Ah, sorry, and thanks for pointing this out! So it seems to be the case that depending on SNAPSHOTs worked fine before we moved everything off of Clojars, but Maven Central seems to prefer to keep releases & snapshots in separate repositories :sweat_smile:

To resolve, try adding this to your deps.edn:
:mvn/repos {"sonatype snapshots" {:url "https://s01.oss.sonatype.org/content/repositories/snapshots"}}

Or to your project.clj:
:repositories [["sonatype snapshots" {:url "https://s01.oss.sonatype.org/content/repositories/snapshots"]]

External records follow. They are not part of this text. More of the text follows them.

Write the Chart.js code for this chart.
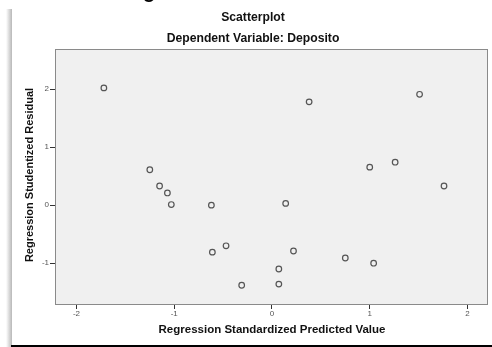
<!DOCTYPE html>
<html lang="en">
  <head>
    <meta charset="UTF-8" />
    <title>Scatterplot</title>
    <script src="https://cdn.jsdelivr.net/npm/chart.js"></script>
    <style>
      body {
        margin: 0;
        background-color: #ffffff;
      }
      #wrap {
        width: 492px;
        height: 347px;
      }
    </style>
  </head>
  <body>
    <div id="wrap">
      <canvas id="myChart" width="492" height="347"></canvas>
    </div>
    <script>
      // values
      const predicted = [
        -1.72, -1.25, -1.15, -1.07, -1.03, -0.62, -0.47, -0.61, -0.31, 0.07,
        0.07, 0.14, 0.22, 0.38, 0.75, 1.0, 1.04, 1.26, 1.51, 1.76,
      ];
      const residual = [
        2.02, 0.61, 0.33, 0.21, 0.01, 0.0, -0.7, -0.81, -1.38, -1.1, -1.36,
        0.03, -0.79, 1.78, -0.91, 0.655, -1.0, 0.74, 1.91, 0.33,
      ];
      const xTicks = [-2, -1, 0, 1, 2];
      const yTicks = [-1, 0, 1, 2];

      const points = predicted.map((x, i) => ({ x: x, y: residual[i] }));
      const fam = "'Liberation Sans', Arial, sans-serif";

      const spssFrame = {
        id: "spssFrame",
        beforeDraw(chart) {
          const { ctx, chartArea } = chart;
          ctx.save();
          // page edges around the chart picture
          const grad = ctx.createLinearGradient(6, 0, 12, 0);
          grad.addColorStop(0, "#ffffff");
          grad.addColorStop(1, "#b8b8b8");
          ctx.fillStyle = grad;
          ctx.fillRect(6, 9, 6, 338);
          ctx.fillStyle = "#000000";
          ctx.fillRect(11, 345, 481, 2);
          ctx.font = "bold 20px " + fam;
          ctx.fillText("g", 143, -2);
          // plot background
          ctx.fillStyle = "#f0f0f0";
          ctx.fillRect(
            chartArea.left,
            chartArea.top,
            chartArea.right - chartArea.left,
            chartArea.bottom - chartArea.top
          );
          ctx.restore();
        },
        afterDraw(chart) {
          const { ctx, chartArea } = chart;
          ctx.save();
          ctx.strokeStyle = "#8a8a8a";
          ctx.lineWidth = 1;
          ctx.strokeRect(
            chartArea.left + 0.5,
            chartArea.top + 0.5,
            chartArea.right - chartArea.left - 1,
            chartArea.bottom - chartArea.top - 1
          );
          ctx.fillStyle = "#111111";
          ctx.textAlign = "center";
          ctx.textBaseline = "middle";
          ctx.font = "bold 12.2px " + fam;
          ctx.fillText("Scatterplot", 253, 18);
          ctx.fillText("Dependent Variable: Deposito", 253, 39);
          ctx.font = "bold 11.5px " + fam;
          ctx.fillText("Regression Standardized Predicted Value", 272, 330);
          ctx.font = "bold 11px " + fam;
          ctx.translate(30, 175);
          ctx.rotate(-Math.PI / 2);
          ctx.fillText("Regression Studentized Residual", 0, 0);
          ctx.restore();
        },
      };

      const ctx = document.getElementById("myChart");

      const myChart = new Chart(ctx, {
        type: "scatter",
        data: {
          datasets: [
            {
              label: "Residual",
              data: points,
              pointRadius: 2.8,
              pointHoverRadius: 2.8,
              borderWidth: 1.2,
              borderColor: "#555555",
              backgroundColor: "rgba(0,0,0,0)",
            },
          ],
        },
        options: {
          responsive: false,
          animation: false,
          layout: {
            padding: { left: 0, top: 49, right: 3, bottom: 0 },
          },
          scales: {
            x: {
              type: "linear",
              min: -2.22,
              max: 2.21,
              afterFit: (scale) => {
                scale.height = 42;
              },
              afterBuildTicks: (scale) => {
                scale.ticks = xTicks.map((v) => ({ value: v }));
              },
              border: { display: false },
              grid: {
                drawOnChartArea: false,
                tickLength: 4,
                tickColor: "#333333",
              },
              ticks: {
                padding: 0,
                color: "#555555",
                font: { size: 8, family: "'Liberation Sans', Arial" },
              },
            },
            y: {
              type: "linear",
              min: -1.72,
              max: 2.69,
              afterFit: (scale) => {
                scale.width = 55;
              },
              afterBuildTicks: (scale) => {
                scale.ticks = yTicks.map((v) => ({ value: v }));
              },
              border: { display: false },
              grid: {
                drawOnChartArea: false,
                tickLength: 5,
                tickColor: "#333333",
              },
              ticks: {
                padding: 1,
                color: "#555555",
                font: { size: 8, family: "'Liberation Sans', Arial" },
              },
            },
          },
          plugins: {
            legend: { display: false },
            tooltip: { enabled: false },
          },
        },
        plugins: [spssFrame],
      });
    </script>
  </body>
</html>
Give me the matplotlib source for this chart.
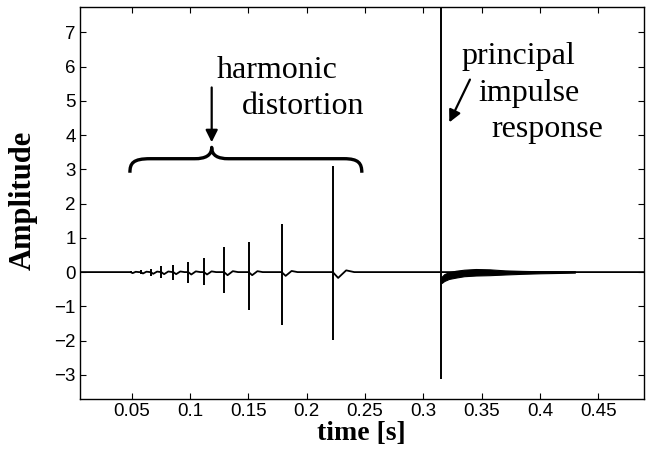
import matplotlib.pyplot as plt
from matplotlib.path import Path
from matplotlib.patches import PathPatch

# harmonic distortion spikes (time, positive peak, negative peak, ringing dip after)
harm_t = [0.049, 0.0577, 0.0663, 0.0754, 0.0857, 0.0985, 0.112, 0.1292, 0.1503, 0.1786, 0.2224]
harm_hi = [0.04, 0.06, 0.10, 0.18, 0.21, 0.30, 0.41, 0.74, 0.89, 1.41, 3.11]
harm_lo = [-0.04, -0.06, -0.12, -0.17, -0.22, -0.32, -0.37, -0.61, -1.10, -1.53, -1.98]
harm_dip = [-0.03, -0.04, -0.05, -0.06, -0.06, -0.07, -0.07, -0.09, -0.09, -0.11, -0.17]

# principal impulse
main_t = 0.3156
main_hi = 9.0
main_lo = -3.11

# noisy tail after the principal impulse (lower / upper envelope)
tail_t = [0.3156, 0.318, 0.322, 0.328, 0.335, 0.345, 0.357, 0.370, 0.385, 0.400, 0.416, 0.43]
tail_lo = [-0.32, -0.26, -0.20, -0.16, -0.12, -0.10, -0.09, -0.07, -0.05, -0.035, -0.025, -0.015]
tail_hi = [-0.14, -0.06, 0.0, 0.04, 0.07, 0.09, 0.08, 0.05, 0.035, 0.025, 0.02, 0.015]

x_ticks = [0.05, 0.1, 0.15, 0.2, 0.25, 0.3, 0.35, 0.4, 0.45]
x_labels = ['0.05', '0.1', '0.15', '0.2', '0.25', '0.3', '0.35', '0.4', '0.45']
y_ticks = [-3, -2, -1, 0, 1, 2, 3, 4, 5, 6, 7]
xlim = (0.0057, 0.4892)
ylim = (-3.69, 7.73)

fig = plt.figure(figsize=(6.53, 4.53), dpi=100)
ax = fig.add_axes([0.1225, 0.1203, 0.8637, 0.8636])

# baseline trace with the small ringing after each spike
bx, by = [xlim[0]], [0.0]
for t, d in zip(harm_t, harm_dip):
    dt = 0.0012 + 0.02 * abs(d)
    bx += [t, t + dt, t + 2.5 * dt, t + 4 * dt]
    by += [0.0, d, abs(d) * 0.3, 0.0]
bx += [main_t, tail_t[-1], xlim[1]]
by += [0.0, 0.0, 0.0]
ax.plot(bx, by, color='black', lw=1.3)

# spikes
ax.vlines(harm_t, harm_lo, harm_hi, color='black', lw=1.4)
ax.vlines([main_t], [main_lo], [main_hi], color='black', lw=1.4)

# tail band
ax.fill_between(tail_t, tail_lo, tail_hi, color='black', lw=0.8)
ax.plot(tail_t, [(a + b) / 2 for a, b in zip(tail_lo, tail_hi)], color='black', lw=1.2)

ax.set_xlim(*xlim)
ax.set_ylim(*ylim)
ax.set_xticks(x_ticks)
ax.set_xticklabels(x_labels)
ax.set_yticks(y_ticks)
ax.tick_params(direction='in', length=4, width=0.8, top=True, right=True,
               labelsize=13.5, colors='black')
ax.tick_params(axis='x', pad=3)
ax.tick_params(axis='y', pad=3)
for lab in ax.get_xticklabels() + ax.get_yticklabels():
    lab.set_fontfamily('Liberation Sans')
for s in ax.spines.values():
    s.set_linewidth(1.0)

ax.set_xlabel('time [s]', fontfamily='Liberation Serif', fontweight='bold', fontsize=20)
ax.set_ylabel('Amplitude', fontfamily='Liberation Serif', fontweight='bold', fontsize=22)
ax.xaxis.set_label_coords(0.498, -0.106)
ax.xaxis.label.set_va('baseline')
ax.yaxis.set_label_coords(-0.101, 0.507)
ax.yaxis.label.set_va('center')

# curly brace over the harmonics
bl, br, tip = 0.0485, 0.2473, 0.1186
ye, yf, yt = 2.90, 3.31, 3.64
verts = [(bl, ye), (bl, 3.18), (0.051, yf), (0.066, yf),
         (0.104, yf),
         (0.113, yf), (tip, 3.40), (tip, yt),
         (tip, 3.40), (0.124, yf), (0.133, yf),
         (0.232, yf),
         (0.2445, yf), (br, 3.18), (br, ye)]
codes = [Path.MOVETO, Path.CURVE4, Path.CURVE4, Path.CURVE4,
         Path.LINETO,
         Path.CURVE4, Path.CURVE4, Path.CURVE4,
         Path.CURVE4, Path.CURVE4, Path.CURVE4,
         Path.LINETO,
         Path.CURVE4, Path.CURVE4, Path.CURVE4]
ax.add_patch(PathPatch(Path(verts, codes), fill=False, lw=2.4, color='black',
                       capstyle='butt', joinstyle='round'))

arrow = dict(arrowstyle='-|>', color='black', lw=1.6, mutation_scale=18,
             shrinkA=0, shrinkB=0)
ax.annotate('', xy=(tip, 3.79), xytext=(tip, 5.39), arrowprops=arrow)
ax.annotate('', xy=(0.3223, 4.37), xytext=(0.340, 5.62), arrowprops=arrow)

txt = dict(fontfamily='Liberation Serif', fontsize=23, ha='left', va='baseline')
ax.text(0.1229, 5.68, 'harmonic', **txt)
ax.text(0.1443, 4.62, 'distortion', **txt)
ax.text(0.3329, 6.08, 'principal', **txt)
ax.text(0.3469, 5.00, 'impulse', **txt)
ax.text(0.3587, 3.93, 'response', **txt)

fig.savefig('out.png', dpi=100)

An extreme workaround is download the snapshot jar directly: https://s01.oss.sonatype.org/content/repositories/snapshots/com/xtdb/xtdb-jdbc/dev-SNAPSHOT/xtdb-jdbc-dev-20211221.134401-3.jar (note: you can browse for full coordinates on this site)
and use com.xtdb/xtdb-jdbc {:local/root "/path/to/jar/xtdb-jdbc-dev-20211221.134401-3.jar"} - you probably want to leave the other xtdb-* deps at 1.20.0 or whatever, mainly because xtdb-core brings in all the other modules, which then all need to be manually downloaded and added too…though I’m probably missing some crucial POM scoping concept to avoid this)

1 Like

I edited the above post to replace "sonartype snapshots" with "sonatype snapshots" to avoid future confusion.

Just ran this, still got an OOM error a couple minutes in.

Thanks for trying again.

I’ve created this for the OOM: Postgres open-tx-log should not OOM · Issue #1682 · xtdb/xtdb · GitHub

And this for the original :where issue: Document not being returned by certain triple clause · Issue #1683 · xtdb/xtdb · GitHub

1 Like

Thanks, I’ll try to follow up on those soon!

1 Like

The root cause of this issue has now - we strongly suspect - been resolved, and the fix will be included in the next release. It boils down to a failed match operation very subtly preventing related documents which are first-seen in that transaction from ever being indexed properly thereafter. The issue for this has been closed on that basis (https://github.com/xtdb/xtdb/issues/1683) but feel free to re-open it as required :slightly_smiling_face:

I don’t have any updates on the open-tx-log issue yet.

1 Like